* _Information supplied_:
+ + + + +

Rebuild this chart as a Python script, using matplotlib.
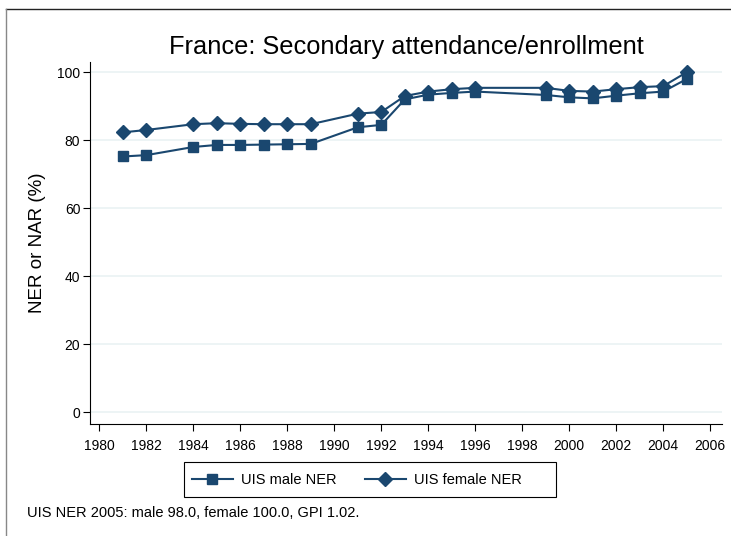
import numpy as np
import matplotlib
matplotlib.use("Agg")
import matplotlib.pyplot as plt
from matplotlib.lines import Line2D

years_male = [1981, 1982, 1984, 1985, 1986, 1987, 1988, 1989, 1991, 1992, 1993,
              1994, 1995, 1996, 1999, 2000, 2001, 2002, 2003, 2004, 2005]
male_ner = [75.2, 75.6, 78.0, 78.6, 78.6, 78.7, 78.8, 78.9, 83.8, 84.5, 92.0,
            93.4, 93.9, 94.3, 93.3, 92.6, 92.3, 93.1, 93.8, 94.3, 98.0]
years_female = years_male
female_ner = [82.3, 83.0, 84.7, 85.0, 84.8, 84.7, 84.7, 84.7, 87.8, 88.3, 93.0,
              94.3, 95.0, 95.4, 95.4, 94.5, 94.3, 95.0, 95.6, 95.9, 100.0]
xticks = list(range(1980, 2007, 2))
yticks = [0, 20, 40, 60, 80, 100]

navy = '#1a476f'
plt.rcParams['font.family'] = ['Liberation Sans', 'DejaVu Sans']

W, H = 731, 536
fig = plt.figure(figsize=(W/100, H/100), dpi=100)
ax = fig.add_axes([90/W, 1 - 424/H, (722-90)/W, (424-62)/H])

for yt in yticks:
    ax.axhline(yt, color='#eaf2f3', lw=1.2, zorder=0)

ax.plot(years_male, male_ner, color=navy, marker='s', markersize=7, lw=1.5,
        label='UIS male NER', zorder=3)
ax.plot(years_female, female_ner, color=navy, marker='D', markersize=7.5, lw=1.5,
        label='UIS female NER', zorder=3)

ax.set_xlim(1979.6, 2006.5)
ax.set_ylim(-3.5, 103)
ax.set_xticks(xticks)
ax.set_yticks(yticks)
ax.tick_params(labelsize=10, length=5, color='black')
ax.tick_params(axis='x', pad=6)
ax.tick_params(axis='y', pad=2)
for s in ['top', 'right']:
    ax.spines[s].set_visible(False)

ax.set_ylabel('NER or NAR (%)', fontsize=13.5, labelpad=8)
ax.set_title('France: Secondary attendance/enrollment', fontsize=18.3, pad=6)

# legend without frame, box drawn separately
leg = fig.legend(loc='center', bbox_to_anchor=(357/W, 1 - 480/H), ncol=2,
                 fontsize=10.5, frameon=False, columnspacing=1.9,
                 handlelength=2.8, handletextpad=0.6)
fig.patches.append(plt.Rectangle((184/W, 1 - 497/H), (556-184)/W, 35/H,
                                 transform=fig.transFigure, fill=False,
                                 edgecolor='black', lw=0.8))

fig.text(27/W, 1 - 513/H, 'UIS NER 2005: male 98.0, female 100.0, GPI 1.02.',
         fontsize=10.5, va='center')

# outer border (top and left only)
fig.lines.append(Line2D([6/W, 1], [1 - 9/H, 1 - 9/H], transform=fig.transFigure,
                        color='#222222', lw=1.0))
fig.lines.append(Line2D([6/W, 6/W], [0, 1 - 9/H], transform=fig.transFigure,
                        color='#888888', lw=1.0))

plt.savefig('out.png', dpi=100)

+ + + + +

* _Exercise task_: Up to and including the line containing "ax.axhline(yt, color='#eaf2f3', lw=1.2, zorder=0)", repeat every line from the start of the data, but none of the pictures.

* _Output for this exercise_:
Rebuild this chart as a Python script, using matplotlib.
import numpy as np
import matplotlib
matplotlib.use("Agg")
import matplotlib.pyplot as plt
from matplotlib.lines import Line2D

years_male = [1981, 1982, 1984, 1985, 1986, 1987, 1988, 1989, 1991, 1992, 1993,
              1994, 1995, 1996, 1999, 2000, 2001, 2002, 2003, 2004, 2005]
male_ner = [75.2, 75.6, 78.0, 78.6, 78.6, 78.7, 78.8, 78.9, 83.8, 84.5, 92.0,
            93.4, 93.9, 94.3, 93.3, 92.6, 92.3, 93.1, 93.8, 94.3, 98.0]
years_female = years_male
female_ner = [82.3, 83.0, 84.7, 85.0, 84.8, 84.7, 84.7, 84.7, 87.8, 88.3, 93.0,
              94.3, 95.0, 95.4, 95.4, 94.5, 94.3, 95.0, 95.6, 95.9, 100.0]
xticks = list(range(1980, 2007, 2))
yticks = [0, 20, 40, 60, 80, 100]

navy = '#1a476f'
plt.rcParams['font.family'] = ['Liberation Sans', 'DejaVu Sans']

W, H = 731, 536
fig = plt.figure(figsize=(W/100, H/100), dpi=100)
ax = fig.add_axes([90/W, 1 - 424/H, (722-90)/W, (424-62)/H])

for yt in yticks:
    ax.axhline(yt, color='#eaf2f3', lw=1.2, zorder=0)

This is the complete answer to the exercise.